It will happen tomorrow on the subway. If not there then it will happen when you reach work. Your co-worker or your boss will lean across your desk and say, “Isn't it awful?”

“What's awful?” you'll ask.

He or she will point to a computer screen and say, “This.” You'll see an image of complete pandemonium. People seen from overhead, perhaps from a helicopter, running like little frightened dots on a Google map.

But it will be real. It will be America's next mass shooting.

You'll see the headlines and breaking news alerts on every screen in the nation. It's happening again. It'll happen again soon.

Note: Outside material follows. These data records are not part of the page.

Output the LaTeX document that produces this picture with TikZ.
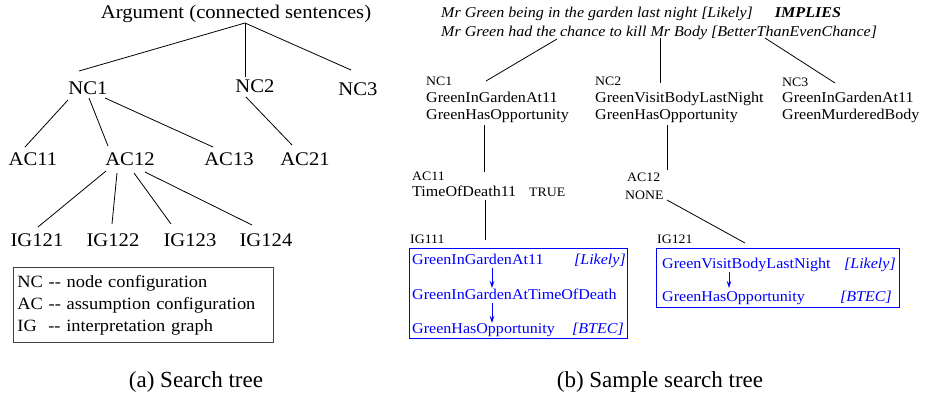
\documentclass[tikz,border=0pt]{standalone}
\usepackage{fontspec}
\setmainfont[FakeStretch=1.07]{Liberation Serif}
\newfontfamily\capfont{Liberation Serif}
\usetikzlibrary{arrows.meta}
\tikzset{
  lt/.style={font=\fontsize{19.3}{23}\selectfont, anchor=base, inner sep=0pt},
  rl/.style={font=\fontsize{12.9}{15}\selectfont, anchor=base west, inner sep=0pt},
  rt/.style={font=\fontsize{15}{17}\selectfont, anchor=base west, inner sep=0pt, align=left},
  tl/.style={font=\fontsize{15}{17}\selectfont\itshape, anchor=base west, inner sep=0pt},
  bt/.style={rt, text=blue},
  bq/.style={font=\fontsize{15}{17}\selectfont\itshape, anchor=base east, inner sep=0pt, text=blue},
  conn/.style={line width=0.8pt},
  flow/.style={blue, line width=0.8pt, -{Stealth[length=7pt,width=4.5pt]}},
  igbox/.style={draw=blue, line width=0.9pt, anchor=north west, inner sep=0pt},
  captext/.style={font=\capfont\fontsize{23}{27}\selectfont, anchor=base, inner sep=0pt},
}
\begin{document}
\begin{tikzpicture}[x=1pt,y=-1pt]
\useasboundingbox (0,0) rectangle (931,397);
% ---------- (a) search tree ----------
\node[lt] (arg) at (236,18) {Argument (connected sentences)};
\node[lt] (nc1) at (88,94) {NC1};
\node[lt] (nc2) at (255,92) {NC2};
\node[lt] (nc3) at (358,95) {NC3};
\node[lt] (ac11) at (33,165) {AC11};
\node[lt] (ac12) at (130,165) {AC12};
\node[lt] (ac13) at (229,165) {AC13};
\node[lt] (ac21) at (305,165) {AC21};
\node[lt] (ig121) at (37,246) {IG121};
\node[lt] (ig122) at (113,246) {IG122};
\node[lt] (ig123) at (190,246) {IG123};
\node[lt] (ig124) at (266,246) {IG124};
\draw[conn] ([shift={(9,5)}]arg.base) -- ([shift={(-9,-23)}]nc1.base);
\draw[conn] ([shift={(9,5)}]arg.base) -- ([shift={(-10,-15)}]nc2.base);
\draw[conn] ([shift={(9,5)}]arg.base) -- ([shift={(-7,-25)}]nc3.base);
\draw[conn] ([shift={(-20,6)}]nc1.base) -- ([shift={(-8,-18)}]ac11.base);
\draw[conn] ([shift={(1,4)}]nc1.base) -- ([shift={(-22,-19)}]ac12.base);
\draw[conn] ([shift={(17,4)}]nc1.base) -- ([shift={(-16,-18)}]ac13.base);
\draw[conn] ([shift={(-9,5)}]nc2.base) -- ([shift={(-13,-20)}]ac21.base);
\draw[conn] ([shift={(-24,6)}]ac12.base) -- ([shift={(1,-19)}]ig121.base);
\draw[conn] ([shift={(-13,8)}]ac12.base) -- ([shift={(-1,-22)}]ig122.base);
\draw[conn] ([shift={(4,8)}]ac12.base) -- ([shift={(-19,-22)}]ig123.base);
\draw[conn] ([shift={(15,7)}]ac12.base) -- ([shift={(-14,-21)}]ig124.base);
\node[draw=black!75, line width=0.8pt, anchor=north west, text width=252pt, align=left,
      inner xsep=4pt, inner ysep=0pt, minimum height=75pt,
      font=\fontsize{17.2}{22}\selectfont] (legend) at (13,267)
  {NC -{}- node configuration\\AC -{}- assumption configuration\\IG\ \ -{}- interpretation graph};
\node[captext] (capa) at (196,387) {(a) Search tree};
% ---------- (b) sample search tree ----------
\node[tl] (top1) at (441,17) {Mr Green being in the garden last night [Likely]\hspace{22pt}\textbf{IMPLIES}};
\node[tl] (top2) at (441,36) {Mr Green had the chance to kill Mr Body [BetterThanEvenChance]};
\node[rl] (lnc1) at (426,85) {NC1};
\node[rt] (nc1t) at (426,119) {GreenInGardenAt11\\GreenHasOpportunity};
\node[rl] (lnc2) at (595,85) {NC2};
\node[rt] (nc2t) at (595,119) {GreenVisitBodyLastNight\\GreenHasOpportunity};
\node[rl] (lnc3) at (782,86) {NC3};
\node[rt] (nc3t) at (782,119) {GreenInGardenAt11\\GreenMurderedBody};
\node[rl] (lac11) at (412,180) {AC11};
\node[rt] (ac11t) at (412,196) {TimeOfDeath11};
\node[rl] (true) at (529,196) {TRUE};
\node[rl] (lac12) at (627,181) {AC12};
\node[rl] (none) at (625,199) {NONE};
\node[rl] (lig111) at (410,243) {IG111};
\node[rl] (lig121) at (657,243) {IG121};
\node[igbox, minimum width=218pt, minimum height=90pt] (box111) at (409,248) {};
\node[igbox, minimum width=243pt, minimum height=59pt] (box121) at (656,248) {};
\node[bt] (g1a) at (412,264) {GreenInGardenAt11};
\node[bt] (g1b) at (412,299) {GreenInGardenAtTimeOfDeath};
\node[bt] (g1c) at (412,333) {GreenHasOpportunity};
\node[bq] (q1a) at (626,264) {[Likely]};
\node[bq] (q1c) at (624,333) {[BTEC]};
\node[bt] (g2a) at (662,268) {GreenVisitBodyLastNight};
\node[bt] (g2b) at (662,301) {GreenHasOpportunity};
\node[bq] (q2a) at (896,268) {[Likely]};
\node[bq] (q2b) at (892,301) {[BTEC]};
\draw[flow] ([shift={(80,4)}]g1a.base west) -- ([shift={(80,-11)}]g1b.base west);
\draw[flow] ([shift={(80,4)}]g1b.base west) -- ([shift={(80,-10)}]g1c.base west);
\draw[flow] ([shift={(67,4)}]g2a.base west) -- ([shift={(67,-13)}]g2b.base west);
\draw[conn] ([shift={(116,3)}]top2.base west) -- ([shift={(60,-38)}]nc1t.base west);
\draw[conn] ([shift={(219,2)}]top2.base west) -- ([shift={(65,-36)}]nc2t.base west);
\draw[conn] ([shift={(324,2)}]top2.base west) -- ([shift={(53,-36)}]nc3t.base west);
\draw[conn] ([shift={(58,6)}]nc1t.base west) -- ([shift={(72,-8)}]lac11.base west);
\draw[conn] ([shift={(73,4)}]ac11t.base west) -- ([shift={(75,-3)}]lig111.base west);
\draw[conn] ([shift={(72,6)}]nc2t.base west) -- ([shift={(40,-11)}]lac12.base west);
\draw[conn] ([shift={(42,1)}]none.base west) -- ([shift={(88,0)}]lig121.base west);
\node[captext] (capb) at (660,387) {(b) Sample search tree};
\end{tikzpicture}
\end{document}
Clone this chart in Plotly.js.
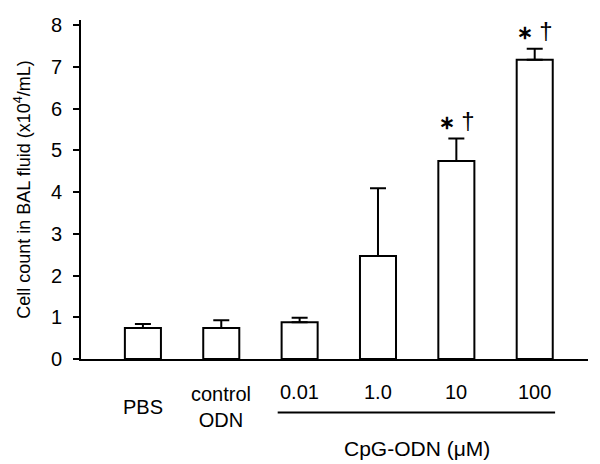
<!DOCTYPE html>
<html>
<head>
<meta charset="utf-8">
<script src="https://cdn.plot.ly/plotly-3.0.1.min.js"></script>
<style>html,body{margin:0;padding:0;background:#fff;}#chart{width:600px;height:464px;}</style>
</head>
<body>
<div id="chart"></div>
<script>
// ---- data ----
const categories = ["PBS", "control ODN", "0.01", "1.0", "10", "100"];
const tickLabels = ["PBS", "control<br>ODN", "0.01", "1.0", "10", "100"];
const meanValues = [0.74, 0.74, 0.88, 2.47, 4.74, 7.17];
const errorUp    = [0.10, 0.19, 0.11, 1.62, 0.54, 0.26];
const sigMarks   = ["", "", "", "", "∗†", "∗†"];
const groupLabel = "CpG-ODN (μM)";
const yTickVals  = [0, 1, 2, 3, 4, 5, 6, 7, 8];

const FONT = "Arial, 'Liberation Sans', sans-serif";
const idx = categories.map((c, i) => i);

function markHtml(s) {
  // style the asterisk and dagger of a significance mark
  return s.split("").map(ch => ch === "∗"
    ? "<span style='font-size:19px'><b>" + ch + "</b></span> "
    : "<span style='font-size:24px'>" + ch + "</span>").join("");
}

const trace = {
  type: "bar",
  x: idx,
  y: meanValues,
  marker: { color: "#ffffff", line: { color: "#000000", width: 2 } },
  error_y: {
    type: "data", symmetric: false, array: errorUp,
    arrayminus: errorUp.map(() => 0),
    color: "#000000", thickness: 2, width: 8
  },
  hoverinfo: "none"
};

const annotations = [];
// category labels
tickLabels.forEach((t, i) => {
  const twoGroup = i < 2;
  annotations.push({
    x: idx[i], xref: "x", y: twoGroup ? -0.143 : -0.097, yref: "paper",
    text: t, showarrow: false, xanchor: "center", yanchor: "middle",
    font: { family: FONT, size: 20, color: "#000" }
  });
});
// significance marks
sigMarks.forEach((s, i) => {
  if (!s) return;
  annotations.push({
    x: idx[i], xref: "x", y: meanValues[i] + errorUp[i], yref: "y",
    text: markHtml(s), showarrow: false, xanchor: "center", yanchor: "bottom", yshift: 3,
    font: { family: FONT, size: 22, color: "#000" }
  });
});
// group label
annotations.push({
  x: (idx[2] + idx[5]) / 2, xref: "x", y: -0.263, yref: "paper",
  text: groupLabel, showarrow: false, xanchor: "center", yanchor: "middle",
  font: { family: FONT, size: 21, color: "#000" }
});

const layout = {
  width: 600, height: 464,
  margin: { l: 81, r: 12, t: 20, b: 105 },
  paper_bgcolor: "#fff", plot_bgcolor: "#fff",
  showlegend: false,
  bargap: 0.54,
  font: { family: FONT, color: "#000" },
  xaxis: {
    range: [-0.79, 5.68], showticklabels: false, ticks: "",
    showgrid: false, zeroline: false,
    showline: true, linecolor: "#000", linewidth: 2
  },
  yaxis: {
    range: [0, 8.12], tickvals: yTickVals, ticks: "outside", ticklen: 6,
    tickwidth: 2, tickcolor: "#000", ticklabelstandoff: 7,
    showgrid: false, zeroline: false,
    showline: true, linecolor: "#000", linewidth: 2,
    tickfont: { family: FONT, size: 20, color: "#000" },
    title: { text: "Cell count in BAL fluid (x10<sup>4</sup>/mL)", standoff: 16,
             font: { family: FONT, size: 18, color: "#000" } }
  },
  shapes: [{
    type: "line", xref: "x", yref: "paper",
    x0: idx[2] - 0.28, x1: idx[5] + 0.26, y0: -0.158, y1: -0.158,
    line: { color: "#000", width: 2 }
  }],
  annotations: annotations
};

Plotly.newPlot("chart", [trace], layout, { staticPlot: true, displayModeBar: false });
</script>
</body>
</html>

I wonder how long we're going to live this stupidly, this carelessly, this hopelessly?

If you're convinced that nothing can be done, it’s because the gun lobby spent $8.5 million in 2015 in an effort to convince you.

Does that seem like a lot? Well, would it surprise you to hear that the NRA and the Gun Owners of America organizations have together poured nearly $81 million into House, Senate and presidential races since the 2000 election cycle, according to the Center for Responsive Politics.

That's a lot of favors to call in. That's probably why, when the votes on the most far reaching gun control legislation to reach the Senate in 20 years were about to be taken (and national polls showed 90 percent of Americans supported background checks for every gun purchase) nothing happened.

The Assault Weapons Ban of 2013 was also defeated in the Senate on April 17, 2013.

When the clerk called the roll, the crucial amendment – the one requiring background checks for gun sales at shows, or via classified ads or on the internet -- got just 54 votes in favor, six votes short of the 60 vote super-majority needed. Color me shocked.

This vote, by the way, was just four months after the unhinged Adam Lanza killed 20 children and six adults at the Sandy Hook Elementary School in Newtown, Connecticut.

You probably have not have read about the sheer cruelty of his actions on that day. I don't blame you if you didn't have the stomach to learn about them, but I really think you should, because he's the best argument in favor of gun control you could ever possibly read.

The only survivor of the massacre, a six-year-old girl, was found by police in the classroom following the shooting. She had hidden in one of the corners of the classroom's bathroom and played dead.

When her mother picked her up, she said, “Mommy, I'm okay, but all my friends are dead.” She described the shooter as “a very angry man.”

By last month 550 American children died from gunshots since the Sandy Hook massacre. They weren't your kids, you probably didn't know any of them, you likely didn't experience the heartbreak, it probably wasn't your soul that was cored out and set ablaze forever. Move on.

Adam Lanza's mother was a self-described gun enthusiast who owned at least a dozen firearms. She often took him to a local shooting range and had him learn how to shoot. She was also the first person he killed on the day of the massacre, with one of her own guns.

The guns were acquired legally and were registered. Among her cache of weapons were two traditional hunting rifles, two handguns and a semiautomatic rifle similar to the kind used by U.S. troops in Afghanistan. Her son took the two handguns and the semiautomatic to the school.

Lanza’s developmental disorder had seen him drop out of high school. Some of his former classmates said they had been told he had Asperger’s syndrome, a high-functioning form of autism. But what someone with his obvious mental issues was doing with access to a house full of high powered weapons is a question that his mother is no longer around to answer.

When the GOP presidential candidates take the podium again this spring they will each outdo one another to list their pro-life credentials. But how can anyone claim to be pro-life when they witness these endless massacres and simply turn away without responding?